The film opens in wonderful fashion...and disaster.  It's 1950's Moscow and the city's main radio program features celebrated pianist Maria Yudina (Olga Kurylenko) helping the orchestra with a splendid rendition of a Mozart program.  Joseph Stalin (Adrian McLoughlin) is so taken in with the stirring performance that he calls into the show's producer to ask for a recording of it to be sent his way.  There's one rather large problem: The team neglected to record it, which means that - after the initial panic wears off - everyone is forced to come back to stage a concert, record it, and then send it back to Stalin without him being none the wiser.  Maria, who lost a family member directly because of Stalin's cruel methods, refuses to cooperate until she's bribed to do so.  Everything is re-staged, a recording is prepped, and the crew appears to be in the clear. 

But then Stalin drops to the ground in his office after suffering a massive cerebral hemorrhage, which is revealed to be caused by a poisoned note penned by Maria herself that made it to the leader.  

And then...the real shit storm begins. 

Predictably, all those in Stalin's political and personal inner circle begin running around like chickens with the heads cut off, desperately trying to decide (a) what the hell should they do with the lifeless body and (b) who the hell should replace their dear leader.  The behind closed doors power struggle involves future Soviet Union leader Nikita Khrushchev (Steve Buscemi), Vyacheslav Molotov (Michael Palin), Lavrenti Beria (Simon Russell Beale), and Stalin's protégée, Georgy Malenkov (Jeffrey Tambor), and the longer the comatose-approaching-death Stalin remains incapacitated in a pool of his own blood and urine the more these men endlessly and needlessly bicker as to the correct course of action.  Things get really dicey between Khrushchev and Beria, and both men try to out power play the other over matters both consequential and amusingly insignificant.  As Stalin becomes very much dead and his corpse begins to increasingly ripen it soon becomes clear that the future of Russia is being held in the grasps of some truly inept and deeply selfish people whose competence level would be adequately described as clown-like. 

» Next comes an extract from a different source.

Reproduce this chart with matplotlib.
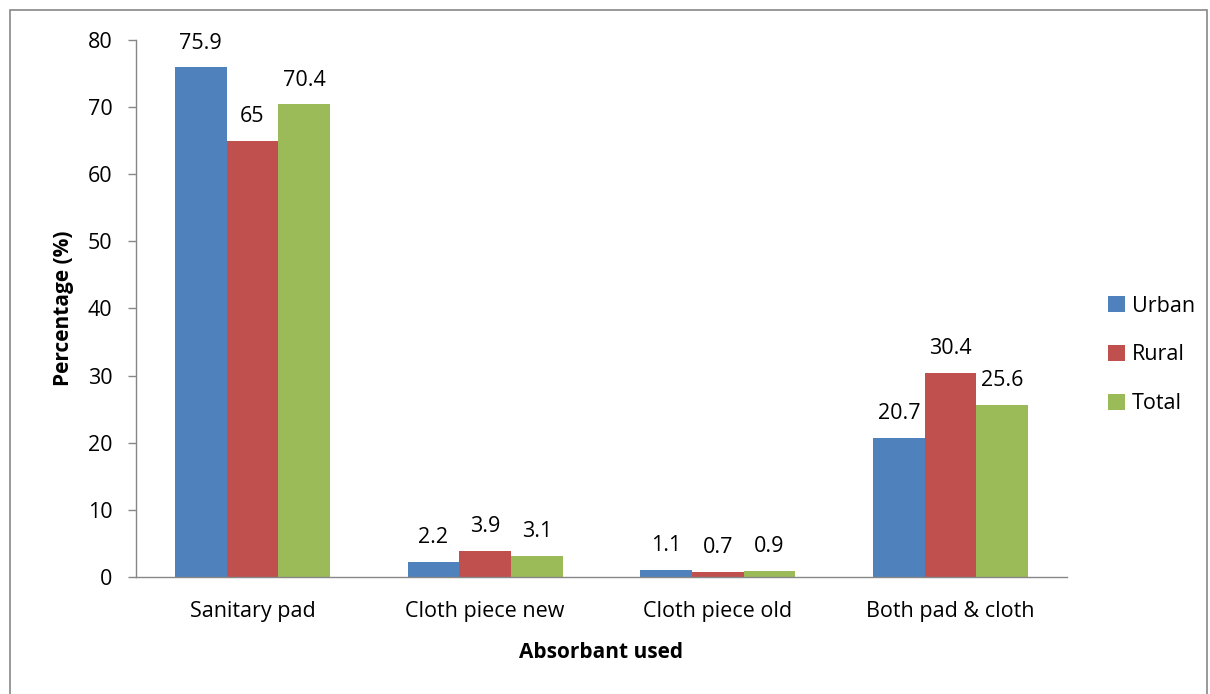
import numpy as np
import matplotlib.pyplot as plt
from matplotlib.patches import Rectangle

categories = ['Sanitary pad', 'Cloth piece new', 'Cloth piece old', 'Both pad & cloth']
series = ['Urban', 'Rural', 'Total']
urban = [75.9, 2.2, 1.1, 20.7]
rural = [65, 3.9, 0.7, 30.4]
total = [70.4, 3.1, 0.9, 25.6]
colors = ['#4F81BD', '#C0504D', '#9BBB59']

plt.rcParams['font.family'] = ['Open Sans', 'DejaVu Sans']

fig = plt.figure(figsize=(12.1, 6.94), dpi=100)
ax = fig.add_axes([0.1124, 0.1686, 0.7694, 0.7738])

x = np.arange(len(categories))
w = 0.222
for i, (vals, name, c) in enumerate(zip([urban, rural, total], series, colors)):
    bars = ax.bar(x + (i - 1) * w, vals, w, color=c, label=name)
    for b, v in zip(bars, vals):
        ax.annotate(f'{v:g}', (b.get_x() + b.get_width() / 2, v),
                    xytext=(0, 10), textcoords='offset points',
                    ha='center', va='bottom', fontsize=15.5)

ax.set_xlim(-0.5, len(categories) - 0.5)
ax.set_ylim(0, 80)
ax.set_yticks(range(0, 81, 10))
ax.set_xticks(x)
ax.set_xticklabels(categories)
ax.tick_params(axis='y', labelsize=15.5, length=6, color='#878787', width=1, pad=11)
ax.tick_params(axis='x', labelsize=15.5, length=0, pad=17)
for s in ['top', 'right']:
    ax.spines[s].set_visible(False)
for s in ['left', 'bottom']:
    ax.spines[s].set_color('#878787')
    ax.spines[s].set_linewidth(1)

ax.set_ylabel('Percentage (%)', fontsize=15, fontweight='bold', labelpad=10)
ax.set_xlabel('Absorbant used', fontsize=15, fontweight='bold', labelpad=15)

fig.legend(*ax.get_legend_handles_labels(), loc='center left',
           bbox_to_anchor=(1089 / 1210, 1 - 355 / 694), frameon=False,
           fontsize=15.5, handlelength=0.75, handleheight=0.75, handletextpad=0.35,
           labelspacing=1.29)

fig.patches.append(Rectangle((10 / 1210, -0.05), 1197 / 1210, 1 - 10 / 694 + 0.05,
                             transform=fig.transFigure, fill=False,
                             edgecolor='#878787', linewidth=1.2))

fig.savefig('out.png', dpi=100)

The assembled cast here is in absolutely fine form, and one of the preposterous pleasures to be had in THE DEATH OF STALIN is that this weird hodgepodge of American and British actors make no effort whatsoever to speak in what would have been thick and distracting Russian accents for their respective parts.  Steve Buscemi is, uh huh, not everyone's ideal choice for playing Khrushchev, but he's essentially allowed to portray him with all of his terrific and incomparably idiosyncratic Buscemi-isms intact.  Once you quickly accept the fact that these performers are in no way shape or form physical dead ringers for their historical characters and do very little to sound like them, you just become willing to go along for the ride of this twistedly bizarre film.  I really appreciated Tambor's deeply committed performance as his buffoon like second in command to Stalin, as well as Jason Isaac, who appears later in the film as the irreproachably narcisstic and pompous leader of the Russian military.  My two favorite turns are from Andrea Riseborough and Rupert Friend, the former playing Stalin's increasingly edgy daughter and the latter who perhaps steals the comic thunder from everyone as the childishly insensitive son of the dictator who takes great relish in throwing multiple tantrums.  All in all, this impeccably coordinated and finely attuned cast all work marvelously in concert together to make this whole film succeed despite the madness that surrounds their characters. 

The real star, though, is easily Iannucci, who emerges here as a consummate taskmaster that thanklessly crafts a staggeringly bleak portrait of a society in moral panic that never once hides Stalin's oppressive cruelness away from the spotlight, and he certainly doesn't tone down the barbarism here for the purposes of sanitizing the material.  That ultimately gives THE DEATH OF STALIN some sobering bite and a sense of overall purpose.  Iannucci also uses this underlining subject matter to reflect on the mindlessness of modern politics.  The timely parallels that this film draws to our current state of world affairs will hardly be lost on any viewer, especially those that only have a vague notion of what Stalin's tenure in power was like.  There's something to be said about the universality of satiric themes involving the crazy tendencies of governments that are run by imbecilic lunatics, but that doesn't make THE DEATH OF STALIN feel banal and lacking in creative hubris.  There's a surrealist wit and sophistication to Iannucci's touch here, which helps elevate the film far above other similarly themed satires. 

THE DEATH OF STALIN is as amusing as it is horrifying.  That's a very hard dichotomy to pull off.  As an engine to keep audiences uncomfortably off balance and rattled, Iannucci's film is savagely enthralling.  Even though there are some beyond obvious dramatic license used for proper effect (anyone going into this film for a history lesson should check their expectations at the door), any factual discrepancies can be justified here for the type of film it's trying to be.  Having said that, THE DEATH OF STALIN accurately captures the shocking casualness of the violence perpetrated by Stalinism that turned a blind eye to due process, but it also shows the aggressively self-centered nature of politicians that were all, in one form or another, using Stalin's death to serve as a personal gain for them.  This is a sublimely engineered piece of comically exaggerated history, to be sure, but it nevertheless has its fingers squarely on the pulse of the historical horrors of Stalin's time in power, and the way the film allows for us to grimly ponder on our own time and leaders makes it all the more chillingly topical.